Discovering genes and molecular mechanisms underlying human diseases is a major application of the technology and bioinformatics background developed from the Human Genome Project. Linkage disequilibrium analysis in conjunction with positional cloning is used to locate disease susceptibility chromosomal loci and identify candidate disease-associated genes within them; molecular diagnostic tools similar to the ones of SNP analysis are used to correlate abberations of a candidate gene sequence with disease-specific lesions in patients, on population-based studies. New genes revealed from such studies are further examined in experimental cell culture and animal systems that model human disease phenotypes, in order to (a) understand the mechanism of disease development and progression at the molecular cellular and biochemical level, (b) provide novel diagnostic and/or prognostic disease markers, and (c) investigate potentials for therapeutic strategies.

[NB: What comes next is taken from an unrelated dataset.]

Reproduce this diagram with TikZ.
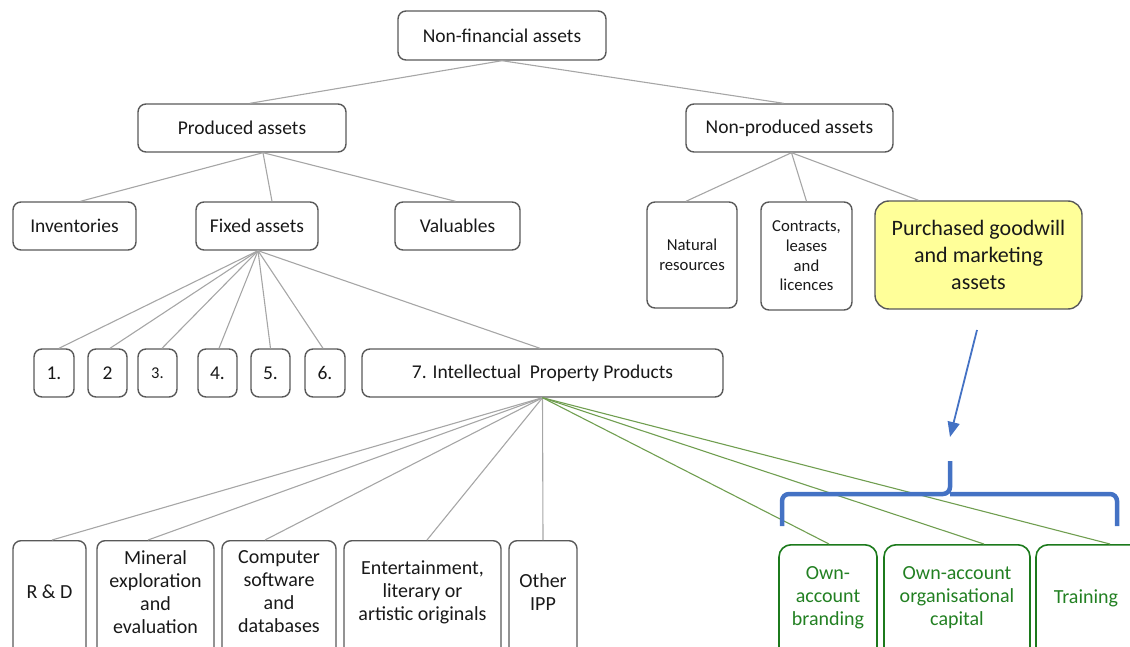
\documentclass[tikz,border=0pt]{standalone}
\usepackage{fontspec}
\setmainfont{Carlito}
\usetikzlibrary{calc,arrows.meta}
\definecolor{boxgray}{RGB}{89,89,89}
\definecolor{linegray}{RGB}{166,166,166}
\definecolor{txtcol}{RGB}{25,25,25}
\definecolor{glines}{RGB}{112,158,80}
\definecolor{gborder}{RGB}{28,122,28}
\definecolor{gtext}{RGB}{34,128,34}
\definecolor{yfill}{RGB}{255,255,153}
\definecolor{bluec}{RGB}{68,114,196}
\begin{document}
\begin{tikzpicture}[x=1pt,y=-1pt,
  box/.style={draw=boxgray, line width=1.4pt, rounded corners=8pt, align=center, inner sep=0pt, text=txtcol, font=\fontsize{19.5}{23}\selectfont},
  gbox/.style={draw=gborder, line width=1.6pt, rounded corners=12pt, inner sep=0pt},
  btxt/.style={align=center, inner sep=0pt, text=txtcol, font=\fontsize{20}{23}\selectfont},
  gtxt/.style={align=center, inner sep=0pt, text=gtext, font=\fontsize{20}{23}\selectfont},
  conn/.style={draw=linegray, line width=1.1pt},
  gconn/.style={draw=glines, line width=1.1pt}]
\useasboundingbox (0,0) rectangle (1130,647);
\clip (0,0) rectangle (1130,647);
% level 1
\node[box, minimum width=208, minimum height=49] (nfa) at (502,35.5) {Non-financial assets};
% level 2
\node[box, minimum width=208, minimum height=48] (pa) at (242,128) {Produced assets};
\node[box, minimum width=207, minimum height=48] (npa) at (789.5,128) {Non-produced assets};
% level 3
\node[box, minimum width=123, minimum height=48] (inv) at (74.5,226) {Inventories};
\node[box, minimum width=122, minimum height=48] (fa) at (257,226) {Fixed assets};
\node[box, minimum width=125, minimum height=48] (val) at (457.5,226) {Valuables};
\node[box, minimum width=90, minimum height=106, font=\fontsize{16.7}{20}\selectfont] (nat) at (692,255) {Natural\\resources};
\node[box, minimum width=91, minimum height=108, font=\fontsize{16.7}{19.7}\selectfont] (con) at (806.5,256) {Contracts,\\leases\\and\\licences};
\node[box, fill=yfill, minimum width=207, minimum height=108, rounded corners=14pt, font=\fontsize{22}{27}\selectfont] (pg) at (978.5,255) {Purchased goodwill\\and marketing\\assets};
% level 4
\node[box, minimum width=40, minimum height=48] (n1) at (54,373) {1.};
\node[box, minimum width=39, minimum height=48] (n2) at (107.5,373) {2};
\node[box, minimum width=39, minimum height=48, font=\fontsize{16.5}{20}\selectfont] (n3) at (157.5,373) {3.};
\node[box, minimum width=39, minimum height=48] (n4) at (217.5,373) {4.};
\node[box, minimum width=39, minimum height=48] (n5) at (270.5,373) {5.};
\node[box, minimum width=40, minimum height=48] (n6) at (325,373) {6.};
\node[box, minimum width=361, minimum height=48] (ipp) at (542.5,373) {7. Intellectual\ \ Property Products};
% level 5 boxes (extend below the page)
\node[box, minimum width=73, minimum height=150, anchor=north] (rd) at (49.5,540) {};
\node[box, minimum width=117, minimum height=150, anchor=north] (min) at (155.5,540) {};
\node[box, minimum width=114, minimum height=150, anchor=north] (cs) at (279,540) {};
\node[box, minimum width=157, minimum height=150, anchor=north] (ent) at (422.5,540) {};
\node[box, minimum width=68, minimum height=150, anchor=north] (oth) at (543,540) {};
\node[gbox, minimum width=98, minimum height=150, anchor=north] (br) at (828,544) {};
\node[gbox, minimum width=146, minimum height=150, anchor=north] (org) at (957,544) {};
\node[gbox, minimum width=110, minimum height=150, anchor=north] (tr) at (1091,544) {};
\node[btxt] (rdt) at (49.5,592) {R \& D};
\node[btxt] (mint) at (155.5,592) {Mineral\\exploration\\and\\evaluation};
\node[btxt] (cst) at (279,592) {Computer\\software\\and\\databases};
\node[btxt] (entt) at (422.5,592) {Entertainment,\\literary or\\artistic originals};
\node[btxt] (otht) at (543,592) {Other\\IPP};
\node[gtxt] (brt) at (828,598) {Own-\\account\\branding};
\node[gtxt] (orgt) at (957,598) {Own-account\\organisational\\capital};
\node[gtxt] (trt) at (1086,598) {Training};
% connectors
\draw[conn] (nfa.south) -- ($(pa.north)+(8,0)$);
\draw[conn] (nfa.south) -- ($(npa.north)+(-6,0)$);
\coordinate (pab) at ($(pa.south)+(21,0)$);
\draw[conn] (pab) -- ($(inv.north)+(6,0)$);
\draw[conn] (pab) -- ($(fa.north)+(15,0)$);
\draw[conn] (pab) -- ($(val.north)+(-2,0)$);
\coordinate (npab) at ($(npa.south)+(2,0)$);
\draw[conn] (npab) -- ($(nat.north)+(-6,0)$);
\draw[conn] (npab) -- (con.north);
\draw[conn] (npab) -- ($(pg.north)+(-60,0)$);
\coordinate (fab) at ($(fa.south)+(1,0)$);
\draw[conn] (fab) -- ($(n1.north)+(5,0)$);
\draw[conn] (fab) -- ($(n2.north)+(2.5,0)$);
\draw[conn] (fab) -- ($(n3.north)+(4.5,0)$);
\draw[conn] (fab) -- ($(n4.north)+(1.5,0)$);
\draw[conn] (fab) -- (n5.north);
\draw[conn] (fab) -- ($(n6.north)+(-2,0)$);
\draw[conn] (fab) -- ($(ipp.north)+(-2.5,0)$);
\coordinate (ippb) at (ipp.south);
\draw[conn] (ippb) -- ($(rd.north)+(2.5,0)$);
\draw[conn] (ippb) -- ($(min.north)+(-7.5,0)$);
\draw[conn] (ippb) -- ($(cs.north)+(-14,0)$);
\draw[conn] (ippb) -- ($(ent.north)+(4.5,0)$);
\draw[conn] (ippb) -- (oth.north);
\draw[gconn] (ippb) -- ($(br.north)+(1,0)$);
\draw[gconn] (ippb) -- ($(org.north)+(27,0)$);
\draw[gconn] (ippb) -- ($(tr.north)+(19,0)$);
% blue arrow and brace
\coordinate (arrs) at (977,330);
\coordinate (arre) at (950,437);
\draw[bluec, line width=1.8pt, -{Triangle[length=15pt,width=12pt]}] (arrs) -- (arre);
\draw[bluec, line width=4.5pt, rounded corners=7pt] (782,526) -- (782,494) -- (950,494) -- (950,461);
\draw[bluec, line width=4.5pt, rounded corners=7pt] (1117,526) -- (1117,494) -- (950,494);
\end{tikzpicture}
\end{document}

The above line of experimentation is best applied on unigenic genetic disorders (attributed to abberation of one gene); many such genes have been discovered and are under study to improve diagnosis and therapy, in this way (www.ncbi.nih.gov/disease). More intense and combined studies are needed, however, in the more common case of multifactorial, multigenic disorders (attributed to the consorted action of many genes), like cancer, asthma, cardiovascular diseases, inflammatory bowel diseases, etc. In the latter case, an important emerging tool for diagnosis of disease phenotypes and evaluation of candidate genes is DNA microarray analysis to identify characteristic global changes of gene expression profiles at the transcriptomic level; such studies can be complemented with mass spectrometric analysis of expression levels and protein microarray analysis of molecular interactions, at the proteomic level, to provide a more comprehensive approach to the mechanism of disease.
With respect to development of diagnostic and/or prognostic markers and design of therapeutic strategies, molecular analysis of a human disease provides the experimental background to focus on selected target molecules. The diagnostic and therapeutic potential of such target molecules can be tested in cell culture and/or animal models of the disease, where moden technologies like RNA-interference, gene targeting and transgenes offer the tools to functionally disrupt, knock out, mutate, or overexpress, accordingly, the genes of interest. Therapeutic intervention to the course of disease on the basis of such molecular targets can follow two major routes: (a) gene therapy strategies and (b) novel drug design and use. The application of gene therapy protocols suffers currently from problems of inadequate gene delivery-expression inside the targeted diseased cells and of safety risk due to the use of viral delivery vectors; application of nonviral DNA vectors is now tested to improve efficacy and safety of gene therapy protocols. Drug design, optimization and development is yet another field of application of the post-genomic scientific knowledge, using integrated high-throughput cycles of structure-function analysis, chemical synthesis, probe-target interaction assays and biological testing. In addition, the realization that individual genotypes can strongly affect each patient’s positive, neutral or negative reaction to a certain drug has initiated application of high-throughput genotype (SNP) screening for development of more "personalized" drugs adapted optimally to the corresponding patient’s pharmacogenetic profile.